Reviewed in this essay:

The Shallows: What the Internet is Doing To Our Brains by Nicholas Carr. W.W. Norton & Company, 2011.

Google. Huffington. Sports scores. Twitter. Text. Blog, blog, blog. Twitt—PHONE CALL!—Email. Facebook. Twitter . . .

Does this read like the score of activities that occupy just two minutes of your day? In his Pulitzer-nominated book, The Shallows: What the Internet is Doing To Our Brains, Nicholas Carr examines just that: the rapid-fire, attention-pruning effects the Internet is having on its hapless (and sometimes addicted) users.

Marshall McLuhan, who would be 100 years old this year, wrote that we shape our tools and thereafter our tools shape us. While McLuhan only lived to see fairly primitive computers, the truth of his axiom continues to unfold.

Indeed, Carr recognizes his indebtedness to McLuhan’s work by alluding to the theorist in the very first sentence of The Shallows. Carr uses McLuhan as a launching point, and relying on personal observation as well as recent neurological studies, claims that the Internet is profoundly altering the structure of the human brain.

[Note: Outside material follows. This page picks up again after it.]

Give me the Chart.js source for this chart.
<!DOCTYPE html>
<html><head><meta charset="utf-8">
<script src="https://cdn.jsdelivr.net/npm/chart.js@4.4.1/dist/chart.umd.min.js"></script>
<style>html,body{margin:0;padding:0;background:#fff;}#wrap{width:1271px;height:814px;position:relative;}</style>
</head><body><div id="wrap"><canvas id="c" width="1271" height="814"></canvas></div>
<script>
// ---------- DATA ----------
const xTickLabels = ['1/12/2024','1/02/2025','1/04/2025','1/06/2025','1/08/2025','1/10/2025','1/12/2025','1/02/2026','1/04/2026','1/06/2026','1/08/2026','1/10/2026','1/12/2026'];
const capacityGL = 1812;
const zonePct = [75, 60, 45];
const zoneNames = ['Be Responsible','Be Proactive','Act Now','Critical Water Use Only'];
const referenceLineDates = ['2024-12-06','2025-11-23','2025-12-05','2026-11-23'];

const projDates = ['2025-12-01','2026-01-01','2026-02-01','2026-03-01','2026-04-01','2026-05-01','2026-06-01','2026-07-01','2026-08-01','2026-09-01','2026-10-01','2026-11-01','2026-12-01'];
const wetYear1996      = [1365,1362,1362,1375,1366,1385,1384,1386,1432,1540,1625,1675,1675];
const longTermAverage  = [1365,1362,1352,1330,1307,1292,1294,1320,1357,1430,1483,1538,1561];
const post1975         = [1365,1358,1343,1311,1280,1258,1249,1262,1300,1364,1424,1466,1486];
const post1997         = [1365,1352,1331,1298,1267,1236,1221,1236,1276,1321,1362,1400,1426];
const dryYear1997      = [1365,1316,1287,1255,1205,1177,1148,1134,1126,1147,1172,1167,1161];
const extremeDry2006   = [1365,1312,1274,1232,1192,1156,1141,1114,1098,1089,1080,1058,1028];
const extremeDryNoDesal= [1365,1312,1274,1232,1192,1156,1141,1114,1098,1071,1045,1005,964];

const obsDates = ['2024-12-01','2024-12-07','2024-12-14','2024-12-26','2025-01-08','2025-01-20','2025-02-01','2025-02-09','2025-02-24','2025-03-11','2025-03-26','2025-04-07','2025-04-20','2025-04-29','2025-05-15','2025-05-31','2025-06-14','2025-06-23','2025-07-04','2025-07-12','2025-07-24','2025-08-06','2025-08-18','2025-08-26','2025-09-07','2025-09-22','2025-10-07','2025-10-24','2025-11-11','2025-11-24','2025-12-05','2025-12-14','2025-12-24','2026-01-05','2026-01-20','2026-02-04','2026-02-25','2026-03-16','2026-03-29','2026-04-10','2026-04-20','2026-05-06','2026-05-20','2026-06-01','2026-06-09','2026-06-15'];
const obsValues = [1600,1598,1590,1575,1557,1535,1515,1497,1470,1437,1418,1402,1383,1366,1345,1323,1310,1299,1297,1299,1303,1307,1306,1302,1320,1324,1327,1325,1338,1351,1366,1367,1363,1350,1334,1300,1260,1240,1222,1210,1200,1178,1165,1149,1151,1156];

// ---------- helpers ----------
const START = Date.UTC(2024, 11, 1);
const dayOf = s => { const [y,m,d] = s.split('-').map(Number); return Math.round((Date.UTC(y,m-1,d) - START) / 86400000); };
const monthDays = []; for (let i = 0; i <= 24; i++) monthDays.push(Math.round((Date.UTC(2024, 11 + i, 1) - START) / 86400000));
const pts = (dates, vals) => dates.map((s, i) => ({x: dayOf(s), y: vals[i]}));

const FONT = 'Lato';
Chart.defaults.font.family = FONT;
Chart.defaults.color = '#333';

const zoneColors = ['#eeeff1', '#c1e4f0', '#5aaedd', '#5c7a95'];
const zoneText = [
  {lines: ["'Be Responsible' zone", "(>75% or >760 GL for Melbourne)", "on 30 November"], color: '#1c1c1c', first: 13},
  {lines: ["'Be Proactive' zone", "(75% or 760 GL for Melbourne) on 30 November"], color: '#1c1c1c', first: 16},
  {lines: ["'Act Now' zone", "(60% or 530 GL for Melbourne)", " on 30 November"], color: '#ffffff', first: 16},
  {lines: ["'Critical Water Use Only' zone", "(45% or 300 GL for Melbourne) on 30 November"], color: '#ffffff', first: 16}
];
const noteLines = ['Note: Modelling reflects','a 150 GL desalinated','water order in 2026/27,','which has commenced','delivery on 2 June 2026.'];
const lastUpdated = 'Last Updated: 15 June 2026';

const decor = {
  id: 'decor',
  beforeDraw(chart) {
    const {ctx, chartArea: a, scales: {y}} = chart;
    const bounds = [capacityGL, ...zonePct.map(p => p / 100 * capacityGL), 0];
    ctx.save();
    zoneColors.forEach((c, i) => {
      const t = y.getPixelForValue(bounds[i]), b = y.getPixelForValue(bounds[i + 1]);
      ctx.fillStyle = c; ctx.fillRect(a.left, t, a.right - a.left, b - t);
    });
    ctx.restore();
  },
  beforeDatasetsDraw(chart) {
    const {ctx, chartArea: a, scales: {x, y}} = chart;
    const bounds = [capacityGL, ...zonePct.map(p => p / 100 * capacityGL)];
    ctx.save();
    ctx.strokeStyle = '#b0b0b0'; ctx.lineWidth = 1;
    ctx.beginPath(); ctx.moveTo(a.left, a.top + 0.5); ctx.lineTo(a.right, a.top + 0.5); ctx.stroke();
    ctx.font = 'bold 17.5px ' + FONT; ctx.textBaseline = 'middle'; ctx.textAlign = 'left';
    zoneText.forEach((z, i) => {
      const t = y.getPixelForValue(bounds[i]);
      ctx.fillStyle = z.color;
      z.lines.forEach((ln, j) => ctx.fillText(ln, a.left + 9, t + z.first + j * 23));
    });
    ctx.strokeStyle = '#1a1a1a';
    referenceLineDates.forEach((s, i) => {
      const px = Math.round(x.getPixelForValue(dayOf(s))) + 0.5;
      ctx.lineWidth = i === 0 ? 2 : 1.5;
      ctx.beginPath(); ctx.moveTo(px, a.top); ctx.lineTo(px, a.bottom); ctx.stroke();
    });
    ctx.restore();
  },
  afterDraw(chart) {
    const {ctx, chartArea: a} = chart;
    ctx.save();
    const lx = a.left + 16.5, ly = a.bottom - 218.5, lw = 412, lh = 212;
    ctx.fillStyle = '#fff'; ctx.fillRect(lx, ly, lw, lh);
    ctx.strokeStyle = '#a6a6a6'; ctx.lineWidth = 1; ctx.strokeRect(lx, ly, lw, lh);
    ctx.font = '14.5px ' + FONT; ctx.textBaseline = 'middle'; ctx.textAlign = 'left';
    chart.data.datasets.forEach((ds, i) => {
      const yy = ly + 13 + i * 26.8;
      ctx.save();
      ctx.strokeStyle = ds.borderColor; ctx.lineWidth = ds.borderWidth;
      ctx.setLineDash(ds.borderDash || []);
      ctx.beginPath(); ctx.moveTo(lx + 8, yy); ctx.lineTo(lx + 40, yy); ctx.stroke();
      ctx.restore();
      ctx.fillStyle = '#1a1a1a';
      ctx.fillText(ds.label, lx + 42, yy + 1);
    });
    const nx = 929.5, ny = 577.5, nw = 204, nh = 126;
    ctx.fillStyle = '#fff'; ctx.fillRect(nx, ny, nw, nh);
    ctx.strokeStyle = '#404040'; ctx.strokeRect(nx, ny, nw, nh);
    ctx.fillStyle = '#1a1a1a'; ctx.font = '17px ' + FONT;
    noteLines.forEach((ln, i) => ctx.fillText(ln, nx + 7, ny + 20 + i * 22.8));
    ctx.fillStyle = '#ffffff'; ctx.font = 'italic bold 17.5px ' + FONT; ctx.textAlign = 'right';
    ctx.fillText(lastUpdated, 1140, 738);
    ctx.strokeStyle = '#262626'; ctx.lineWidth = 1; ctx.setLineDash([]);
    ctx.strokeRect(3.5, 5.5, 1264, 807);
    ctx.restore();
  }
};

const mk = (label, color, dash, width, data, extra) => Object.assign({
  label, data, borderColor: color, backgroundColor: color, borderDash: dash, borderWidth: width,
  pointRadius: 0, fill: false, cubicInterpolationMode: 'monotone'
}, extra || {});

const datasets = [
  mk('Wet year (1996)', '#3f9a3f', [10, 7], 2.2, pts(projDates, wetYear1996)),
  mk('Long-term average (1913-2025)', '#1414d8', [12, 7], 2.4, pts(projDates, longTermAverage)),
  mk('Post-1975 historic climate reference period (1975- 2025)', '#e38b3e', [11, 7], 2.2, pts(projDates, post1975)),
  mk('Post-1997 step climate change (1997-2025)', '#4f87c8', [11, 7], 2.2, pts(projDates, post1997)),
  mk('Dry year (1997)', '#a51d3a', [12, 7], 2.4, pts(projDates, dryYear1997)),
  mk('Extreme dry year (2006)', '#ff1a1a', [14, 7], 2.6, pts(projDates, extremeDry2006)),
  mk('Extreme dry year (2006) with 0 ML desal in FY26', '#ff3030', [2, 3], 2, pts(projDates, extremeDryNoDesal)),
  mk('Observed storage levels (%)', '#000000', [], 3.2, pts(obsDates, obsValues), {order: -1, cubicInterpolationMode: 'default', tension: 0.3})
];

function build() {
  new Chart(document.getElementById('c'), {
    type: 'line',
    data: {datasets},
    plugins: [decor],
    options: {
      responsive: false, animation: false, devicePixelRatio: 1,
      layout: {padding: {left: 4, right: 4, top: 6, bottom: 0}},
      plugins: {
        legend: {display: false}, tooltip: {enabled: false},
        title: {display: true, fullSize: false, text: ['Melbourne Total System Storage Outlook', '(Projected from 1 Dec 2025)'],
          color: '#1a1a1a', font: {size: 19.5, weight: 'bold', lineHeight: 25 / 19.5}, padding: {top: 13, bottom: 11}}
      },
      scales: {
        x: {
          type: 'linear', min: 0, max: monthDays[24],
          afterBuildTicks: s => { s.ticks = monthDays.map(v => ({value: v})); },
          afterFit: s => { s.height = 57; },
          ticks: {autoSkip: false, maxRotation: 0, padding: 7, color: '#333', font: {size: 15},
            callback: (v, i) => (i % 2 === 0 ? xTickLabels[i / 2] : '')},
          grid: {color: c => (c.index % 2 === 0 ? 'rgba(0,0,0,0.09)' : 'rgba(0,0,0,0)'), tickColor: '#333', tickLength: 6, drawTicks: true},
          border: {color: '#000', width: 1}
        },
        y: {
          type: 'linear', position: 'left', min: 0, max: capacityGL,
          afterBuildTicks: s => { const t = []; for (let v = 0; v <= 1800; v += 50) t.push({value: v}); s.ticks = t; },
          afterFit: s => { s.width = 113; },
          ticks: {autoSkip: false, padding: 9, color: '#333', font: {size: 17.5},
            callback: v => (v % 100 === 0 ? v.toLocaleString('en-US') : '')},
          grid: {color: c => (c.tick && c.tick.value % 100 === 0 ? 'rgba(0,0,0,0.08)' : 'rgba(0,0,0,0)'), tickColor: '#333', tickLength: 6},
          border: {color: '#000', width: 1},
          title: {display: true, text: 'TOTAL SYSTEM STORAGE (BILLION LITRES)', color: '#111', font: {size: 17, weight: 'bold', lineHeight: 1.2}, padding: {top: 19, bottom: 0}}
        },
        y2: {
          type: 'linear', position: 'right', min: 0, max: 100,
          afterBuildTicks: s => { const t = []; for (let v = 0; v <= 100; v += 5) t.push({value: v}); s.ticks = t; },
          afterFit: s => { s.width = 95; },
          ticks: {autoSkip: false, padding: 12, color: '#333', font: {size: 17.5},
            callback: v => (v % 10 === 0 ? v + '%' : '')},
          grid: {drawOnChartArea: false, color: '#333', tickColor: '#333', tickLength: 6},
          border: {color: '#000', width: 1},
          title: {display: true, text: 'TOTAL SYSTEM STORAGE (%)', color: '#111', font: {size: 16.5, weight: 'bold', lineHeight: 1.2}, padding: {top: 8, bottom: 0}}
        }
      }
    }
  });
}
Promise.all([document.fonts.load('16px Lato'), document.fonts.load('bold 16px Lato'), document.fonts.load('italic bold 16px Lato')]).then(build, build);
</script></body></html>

Carr develops his theory by reflecting on the nature of our “tools.” He does an excellent job of arguing that the essence of the Internet is constant distraction. He provides  a chapter discussing the significance of the shift from print to electronic reading, and delves into the deep, dark corners of the Internet with a chapter entitled “The Church of Google.”

What’s the big deal?

When you’re reading a book, you’re either reading, or not reading. Not so, with a computer. Manufacturers have for years pushed increased RAM on computers, which allows for greater multitasking. Compounded with that device once called a cell phone (which is quickly morphing into a mobile computer) as well as the embedded links and ads in any Internet article or book you might be reading, achieving that old-school, bookish focus becomes something of a monastic practice.

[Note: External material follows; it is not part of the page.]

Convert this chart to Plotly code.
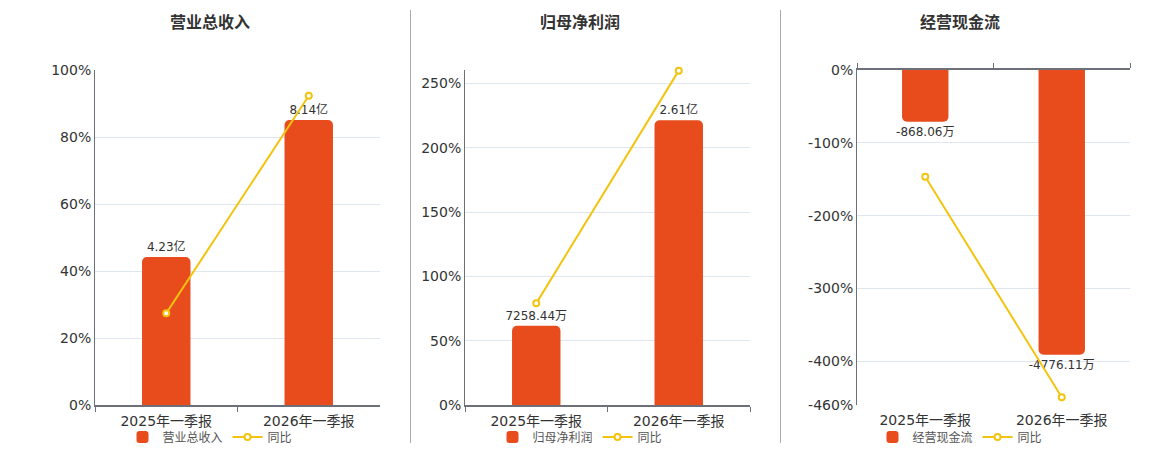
import plotly.graph_objects as go

# 数据
periods = ["2025年一季报", "2026年一季报"]

revenue = [4.23, 8.14]  # 亿
revenue_text = ["4.23亿", "8.14亿"]
revenue_yoy = [27.4, 92.3]  # %

profit = [0.725844, 2.61]  # 亿
profit_text = ["7258.44万", "2.61亿"]
profit_yoy = [79.0, 259.9]  # %

cashflow = [-868.06, -4776.11]  # 万
cashflow_text = ["-868.06万", "-4776.11万"]
cashflow_yoy = [-146.5, -449.4]  # %

titles = ["营业总收入", "归母净利润", "经营现金流"]

pct_ticks_1 = [0, 20, 40, 60, 80, 100]
pct_ticks_2 = [0, 50, 100, 150, 200, 250]
pct_ticks_3 = [0, -100, -200, -300, -400, -460]

BAR_COLOR = "#e84c1d"
LINE_COLOR = "#f2c40f"
AXIS_COLOR = "#6e7079"
GRID_COLOR = "#e0e6f1"
FONT = "DejaVu Sans, Noto Sans CJK SC, sans-serif"

W, H = 1160, 450
OFF = 8  # 页面 body 的默认边距


def px_x(x):
    return (x - OFF) / W


def px_y(y):
    return 1 - (y - OFF) / H


y_dom = [px_y(405), px_y(70)]
x_doms = [[px_x(95), px_x(380)], [px_x(465), px_x(750)], [px_x(857), px_x(1130)]]
centers = [px_x(210), px_x(580), px_x(960)]

fig = go.Figure()


def add_bar(values, texts, name, xa, ya, legend):
    fig.add_trace(
        go.Bar(
            x=periods,
            y=values,
            name=name,
            text=texts,
            texttemplate="%{text}",
            textposition="outside",
            constraintext="none",
            cliponaxis=False,
            textfont=dict(size=12, color="#333"),
            marker=dict(color=BAR_COLOR, cornerradius=5),
            width=0.34,
            xaxis=xa,
            yaxis=ya,
            legend=legend,
        )
    )


def add_line(values, xa, ya, legend):
    fig.add_trace(
        go.Scatter(
            x=periods,
            y=values,
            name="同比",
            mode="lines+markers",
            line=dict(color=LINE_COLOR, width=2),
            marker=dict(size=6, color="white", line=dict(color=LINE_COLOR, width=2)),
            cliponaxis=False,
            xaxis=xa,
            yaxis=ya,
            legend=legend,
        )
    )


# 图1 营业总收入
add_bar(revenue, revenue_text, titles[0], "x", "y", "legend")
add_line(revenue_yoy, "x", "y4", "legend")
# 图2 归母净利润
add_bar(profit, profit_text, titles[1], "x2", "y2", "legend2")
add_line(profit_yoy, "x2", "y5", "legend2")
# 图3 经营现金流
add_bar(cashflow, cashflow_text, titles[2], "x3", "y3", "legend3")
add_line(cashflow_yoy, "x6", "y6", "legend3")

cat_axis = dict(
    type="category",
    categoryorder="array",
    categoryarray=periods,
    range=[-0.5, 1.5],
    tickfont=dict(size=14, color="#333"),
    ticklabelstandoff=2,
    showgrid=False,
    zeroline=False,
    automargin=False,
    fixedrange=True,
)


def pct_axis(ticks, rng, overlay):
    return dict(
        tickmode="array",
        tickvals=ticks,
        ticktext=[f"{v}%" for v in ticks],
        range=rng,
        overlaying=overlay,
        anchor="x" if overlay == "y" else "x" + overlay[1:],
        tickfont=dict(size=14, color="#333"),
        showgrid=True,
        gridcolor=GRID_COLOR,
        zeroline=False,
        showline=True,
        linecolor=AXIS_COLOR,
        linewidth=1,
        side="left",
        domain=y_dom,
        automargin=False,
    )


bar_axis = dict(visible=False, domain=y_dom, zeroline=False, showgrid=False, automargin=False)
x_line = dict(showline=True, linecolor=AXIS_COLOR, linewidth=1.5, ticks="outside",
              tickson="boundaries", ticklen=5, tickcolor=AXIS_COLOR)

fig.update_layout(
    template="none",
    width=W,
    height=H,
    margin=dict(l=0, r=0, t=0, b=0, pad=0, autoexpand=False),
    paper_bgcolor="white",
    plot_bgcolor="white",
    font=dict(family=FONT, color="#333"),
    hovermode=False,
    # 图1
    xaxis=dict(cat_axis, domain=x_doms[0], anchor="y", **x_line),
    yaxis=dict(bar_axis, anchor="x", range=[0, 9.57]),
    yaxis4=pct_axis(pct_ticks_1, [0, 100], "y"),
    # 图2
    xaxis2=dict(cat_axis, domain=x_doms[1], anchor="y2", **x_line),
    yaxis2=dict(bar_axis, anchor="x2", range=[0, 3.07]),
    yaxis5=pct_axis(pct_ticks_2, [0, 260.4], "y2"),
    # 图3 (轴线在顶部 0% 处)
    xaxis3=dict(cat_axis, domain=x_doms[2], anchor="y3", side="top", showticklabels=False, **x_line),
    yaxis3=dict(bar_axis, anchor="x3", range=[-5620, 0]),
    xaxis6=dict(cat_axis, overlaying="x3", anchor="y3", side="bottom", showline=False, ticks="",
                ticklabelstandoff=5),
    yaxis6=pct_axis(pct_ticks_3, [-460, 0], "y3"),
)

# 图例
for i, key in enumerate(["legend", "legend2", "legend3"]):
    fig.update_layout({
        key: dict(
            orientation="h",
            x=centers[i],
            xanchor="center",
            y=px_y(437),
            yanchor="middle",
            font=dict(size=12, color="#555"),
            bgcolor="rgba(0,0,0,0)",
            itemwidth=30,
        )
    })

# 标题
for i, t in enumerate(titles):
    fig.add_annotation(
        text=f"<b>{t}</b>",
        x=centers[i],
        y=px_y(23),
        xref="paper",
        yref="paper",
        xanchor="center",
        yanchor="middle",
        showarrow=False,
        font=dict(size=16, color="#333"),
    )

# 分隔线
for xp in [410.5, 780.5]:
    fig.add_shape(
        type="line",
        xref="paper",
        yref="paper",
        x0=px_x(xp),
        x1=px_x(xp),
        y0=px_y(10),
        y1=px_y(443),
        line=dict(color="#aaaaaa", width=1),
    )

fig.write_html("out.html")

Indeed, attention deficit has become the norm, and attention surplus, the disorder.

The Shallows arrives amidst several other books that beg us to think critically about the technologies that are embedding themselves deeper and deeper within us. At times Carr writes with a hint of nostalgia, lamenting the loss of that bookish deep-thinking style, which also came with its own streak of problems. At times Carr limits the scope of his discussion by taking a moral stance, although it’s never excessive.

This is a very important book, and if you still have the attention span to absorb 200 pages on a single subject, this would be well worth your time.